Lines that contain the string "chart" are to be copied; leave out all others.
━━ DATA LINES
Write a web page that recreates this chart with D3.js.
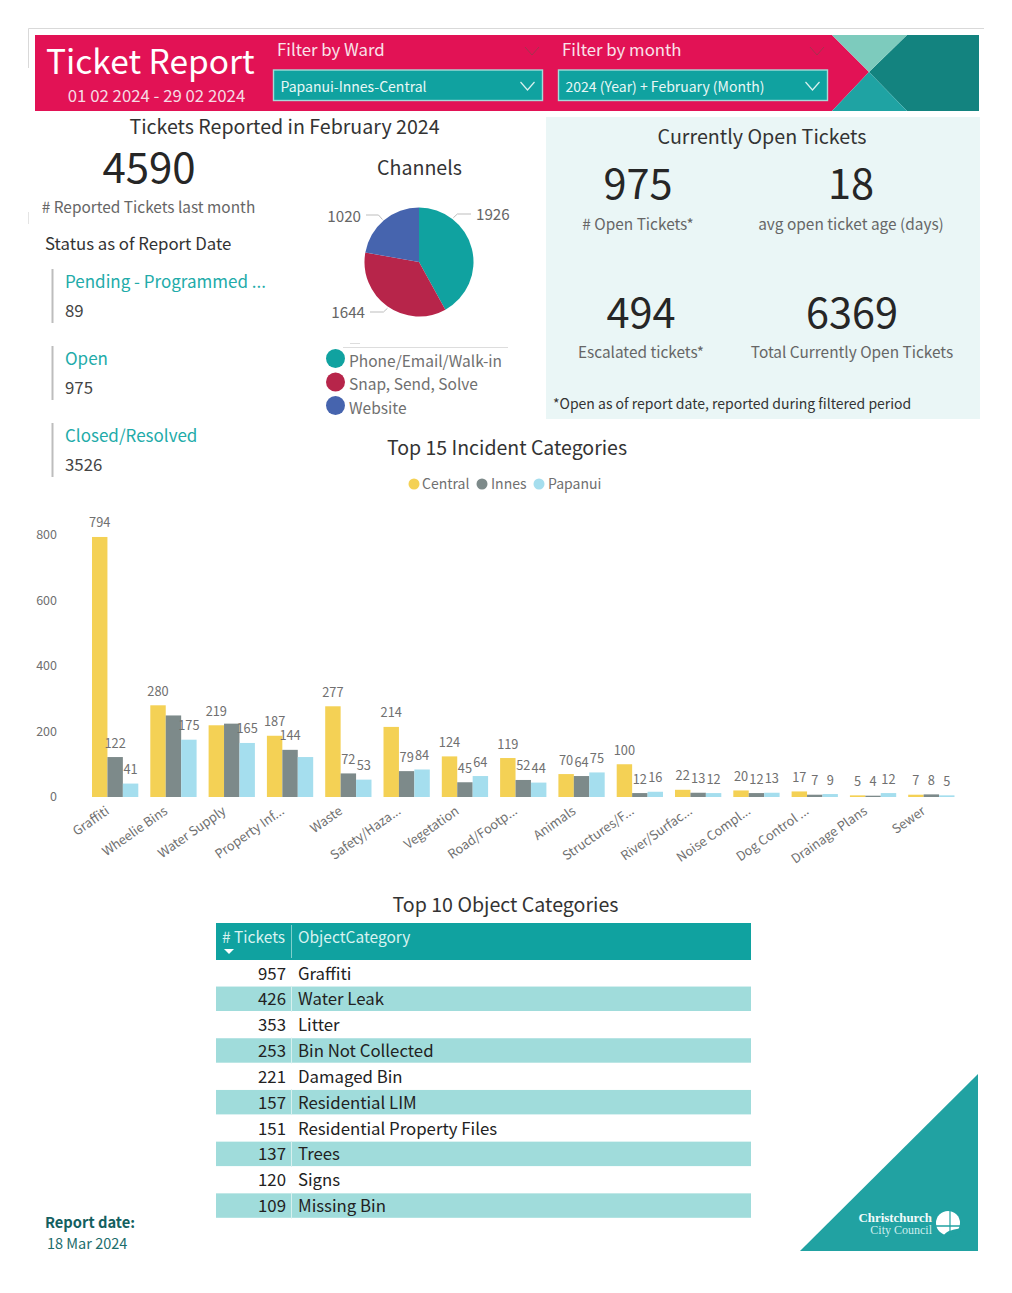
<!doctype html>
<html>
<head>
<meta charset="utf-8"/>
<title>Ticket Report</title>
<script src="https://d3js.org/d3.v7.min.js"></script>
<style>
body { margin:0; background:#fff; }
text { font-family:"Noto Sans CJK SC","Noto Sans",sans-serif; }
</style>
</head>
<body>
<script>
// values
var categories = ["Graffiti","Wheelie Bins","Water Supply","Property Inf...","Waste","Safety/Haza...","Vegetation","Road/Footp...","Animals","Structures/F...","River/Surfac...","Noise Compl...","Dog Control ...","Drainage Plans","Sewer"];
var central = [794,280,219,187,277,214,124,119,70,100,22,20,17,5,7];
var innes   = [122,249,224,144,72,79,45,52,64,12,13,12,7,4,8];
var papanui = [41,175,165,122,53,84,64,44,75,16,12,13,9,12,5];
var wards = ["Central","Innes","Papanui"];
var wardColors = ["#F4D155","#7D8A8A","#A5DEEE"];
// labels the report itself drops because of overlap: [category index, ward index]
var hiddenLabels = [[1,1],[2,1],[3,2]];
var yTicks = [0,200,400,600,800];

var channels = ["Phone/Email/Walk-in","Snap, Send, Solve","Website"];
var channelValues = [1926,1644,1020];
var channelColors = ["#10A2A0","#B7254A","#4664AE"];

var statusNames = ["Pending - Programmed ...","Open","Closed/Resolved"];
var statusValues = [89,975,3526];

var objectCategories = ["Graffiti","Water Leak","Litter","Bin Not Collected","Damaged Bin","Residential LIM","Residential Property Files","Trees","Signs","Missing Bin"];
var objectTickets = [957,426,353,253,221,157,151,137,120,109];

var svg = d3.select("body").append("svg")
  .attr("width",1012).attr("height",1293)
  .style("display","block");

function txt(x,y,s,size,color,anchor,weight){
  return svg.append("text").attr("x",x).attr("y",y).text(s)
    .attr("font-size",size).attr("fill",color)
    .attr("text-anchor",anchor||"start")
    .attr("font-weight",weight||400);
}
function poly(pts,fill){
  return svg.append("polygon").attr("points",pts.join(" ")).attr("fill",fill);
}
function chevron(x,y,w,h,color,sw){
  svg.append("path").attr("d",d3.line()([[x,y],[x+w/2,y+h],[x+w,y]]))
    .attr("fill","none").attr("stroke",color).attr("stroke-width",sw||1);
}

// page frame scraps
svg.append("path").attr("d","M28.5 68V28.5H984").attr("fill","none").attr("stroke","#d9d9d9").attr("stroke-width",1);
svg.append("path").attr("d","M28.5 212V224").attr("fill","none").attr("stroke","#e4e4e4").attr("stroke-width",1);

// banner
poly(["35,35","832,35","869,72","832,111","35,111"],"#E21255");
poly(["907,35","979,35","979,111","907,111","869,72"],"#13837F");
poly(["832,35","907,35","869,72"],"#7DCBBD");
poly(["832,111","907,111","869,72"],"#1FA3A3");
txt(46,74,"Ticket Report",33.5,"#fff");
txt(156.5,102,"01 02 2024 - 29 02 2024",16.8,"#f6dbe4","middle");
txt(277,56.3,"Filter by Ward",16.8,"#f9e3ea");
txt(562,56.3,"Filter by month",16.8,"#f9e3ea");
chevron(525,47,14,8,"#a5324f");
chevron(810,47,14,8,"#a5324f");

var filters = [[273.5,"Papanui-Innes-Central"],[558.5,"2024 (Year) + February (Month)"]];
filters.forEach(function(f){
  svg.append("rect").attr("x",f[0]).attr("y",70).attr("width",269).attr("height",30.5)
    .attr("fill","#10A2A0").attr("stroke","#A4DCD8").attr("stroke-width",1.4);
  txt(f[0]+7,91.5,f[1],14,"#e9f7f6");
  chevron(f[0]+247,82,14,8,"#d8f1ef",1.2);
});

// left block
txt(284.5,133.7,"Tickets Reported in February 2024",19.6,"#333","middle");
txt(149,182.5,"4590",42,"#262626","middle");
txt(148.5,213,"# Reported Tickets last month",15.4,"#666","middle");
txt(45,250,"Status as of Report Date",16.8,"#333");

statusNames.forEach(function(s,i){
  var top = 269 + i*77;
  svg.append("rect").attr("x",51.5).attr("y",top).attr("width",2).attr("height",54).attr("fill","#bdbdbd");
  txt(65,top+18.8,s,17,"#22ABA9");
  txt(65,top+47.8,statusValues[i],16.8,"#444");
});

// pie
txt(419.5,175,"Channels",19.6,"#333","middle");
var pieG = svg.append("g").attr("transform","translate(419,262)");
var arcs = d3.pie().sort(null)(channelValues);
var arc = d3.arc().innerRadius(0).outerRadius(54.5);
pieG.selectAll("path").data(arcs).join("path")
  .attr("d",arc).attr("fill",function(d,i){return channelColors[i];});

// leader lines: rim angle, elbow, then out to the label
var leaderAngle = [0.66,3.74,-0.71];
var leaderSide = [1,-1,-1];
var leaderEndX = [471,370,366];
var leaderY = [214,312,215];
var labelPos = [[476,220,"start"],[365,318,"end"],[361,222,"end"]];
arcs.forEach(function(d,i){
  var ex = 419 + 56*Math.sin(leaderAngle[i]), ey = 262 - 56*Math.cos(leaderAngle[i]);
  svg.append("path").attr("d",d3.line()([[ex,ey],[ex+leaderSide[i]*4,leaderY[i]],[leaderEndX[i],leaderY[i]]]))
    .attr("fill","none").attr("stroke","#bdbdbd").attr("stroke-width",1);
  txt(labelPos[i][0],labelPos[i][1],d.value,15.2,"#666",labelPos[i][2]);
});

// pie legend
svg.append("path").attr("d","M343 347.5H508M350 343.5H360").attr("stroke","#ddd").attr("stroke-width",1);
channels.forEach(function(c,i){
  var y = 358.5 + i*23.5;
  svg.append("circle").attr("cx",335.5).attr("cy",y).attr("r",9.5).attr("fill",channelColors[i]);
  txt(349,y+8,c,15.5,"#707070");
});

// currently open panel
svg.append("rect").attr("x",546).attr("y",117).attr("width",434).attr("height",302).attr("fill","#EAF6F6");
txt(762,144,"Currently Open Tickets",19.7,"#333","middle");
var kpiNumbers = [["975",638,199.3],["18",851,199.3],["494",641,327.8],["6369",852,327.8]];
var kpiLabels = ["# Open Tickets*","avg open ticket age (days)","Escalated tickets*","Total Currently Open Tickets"];
kpiNumbers.forEach(function(k,i){
  txt(k[1],k[2],k[0],41.5,"#262626","middle");
  txt(k[1],k[2]+30.4,kpiLabels[i],15.4,"#666","middle");
});
txt(553,409,"*Open as of report date, reported during filtered period",14,"#333");

// bar chart
txt(507,454.7,"Top 15 Incident Categories",19.5,"#333","middle");
var legendX = [[414,422],[482,491],[539,548]];
wards.forEach(function(w,i){
  svg.append("circle").attr("cx",legendX[i][0]).attr("cy",484).attr("r",5.5).attr("fill",wardColors[i]);
  txt(legendX[i][1],489,w,14,"#707070");
});

var x0 = d3.scaleBand().domain(categories).range([86,960.5]).paddingInner(0.206).paddingOuter(0.103);
var x1 = d3.scaleBand().domain(wards).range([0,x0.bandwidth()]);
var y = d3.scaleLinear().domain([0,800]).range([797,535]);
var series = [central,innes,papanui];

var yAxis = d3.axisLeft(y).tickValues(yTicks).tickSize(0).tickPadding(0);
var yG = svg.append("g").attr("transform","translate(57,-0.5)").call(yAxis);
yG.select(".domain").remove();
yG.selectAll("text").attr("font-size",12.5).attr("fill","#707070").attr("font-family",null);

var groups = svg.selectAll("g.ward").data(series).join("g").attr("class","ward");
groups.each(function(vals,s){
  var g = d3.select(this);
  g.selectAll("rect").data(vals).join("rect")
    .attr("x",function(d,i){return x0(categories[i])+x1(wards[s]);})
    .attr("y",function(d){return y(d);})
    .attr("width",x1.bandwidth())
    .attr("height",function(d){return y(0)-y(d);})
    .attr("fill",wardColors[s]);
});
series.forEach(function(vals,s){
  vals.forEach(function(d,i){
    if(hiddenLabels.some(function(h){return h[0]==i && h[1]==s;})) return;
    txt(x0(categories[i])+x1(wards[s])+x1.bandwidth()/2,y(d)-9.5,d,12.8,"#707070","middle");
  });
});

var xAxis = d3.axisBottom(x0).tickSize(0).tickPadding(0);
var xG = svg.append("g").attr("transform","translate(0,797)").call(xAxis);
xG.select(".domain").remove();
xG.selectAll("text")
  .attr("font-size",12.8).attr("fill","#707070").attr("font-family",null)
  .attr("text-anchor","end").attr("dy",null).attr("y",0).attr("x",0)
  .attr("transform","translate(-5,16) rotate(-35)");

// table
txt(505.5,912,"Top 10 Object Categories",19.6,"#333","middle");
svg.append("rect").attr("x",216).attr("y",923).attr("width",535).attr("height",37).attr("fill","#10A2A0");
svg.append("path").attr("d","M291.5 925V958").attr("stroke","#7fcfcc").attr("stroke-width",1);
txt(222,942.5,"# Tickets",15.5,"#d8f2f0");
txt(298,942.5,"ObjectCategory",15.5,"#d8f2f0");
poly(["224,949","234,949","229,954"],"#fff");

var rowY = d3.scaleBand().domain(d3.range(objectTickets.length)).range([960,1218.5]);
objectTickets.forEach(function(v,i){
  var yy = rowY(i);
  if(i%2==1){
    svg.append("rect").attr("x",216).attr("y",yy+0.7).attr("width",535).attr("height",rowY.bandwidth()-1.4).attr("fill","#A0DCDB");
    svg.append("path").attr("d","M291.5 "+yy+"v"+rowY.bandwidth()).attr("stroke","#d8f0ef").attr("stroke-width",1);
  }
  txt(286,yy+19.5,v,16.8,"#222","end");
  txt(298,yy+19.5,objectCategories[i],16.8,"#222");
});

// report date
txt(45,1228,"Report date:",14.7,"#14605F","start",700);
txt(47,1249,"18 Mar 2024",14.5,"#1d6d6c");

// logo
poly(["978,1074","978,1251","800,1251"],"#21A2A2");
svg.append("text").attr("x",932).attr("y",1222).attr("text-anchor","end").text("Christchurch")
  .attr("font-size",12.9).attr("font-weight",700).attr("fill","#f2fbfb").style("font-family","'Liberation Serif',serif");
svg.append("text").attr("x",932).attr("y",1234).attr("text-anchor","end").text("City Council")
  .attr("font-size",12).attr("fill","#cdeeee").style("font-family","'Liberation Serif',serif");
svg.append("circle").attr("cx",948).attr("cy",1223).attr("r",12).attr("fill","#fff");
svg.append("path").attr("d","M936 1226H960").attr("stroke","#21A2A2").attr("stroke-width",1.5);
svg.append("path").attr("d","M950 1211V1235").attr("stroke","#21A2A2").attr("stroke-width",1.2);
svg.append("path").attr("d","M944 1235C948 1230 953 1230 961 1228L960 1232L952 1237Z").attr("fill","#21A2A2");
</script>
</body>
</html>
━━━━
== EXERCISE ANSWER ==
Write a web page that recreates this chart with D3.js.
// bar chart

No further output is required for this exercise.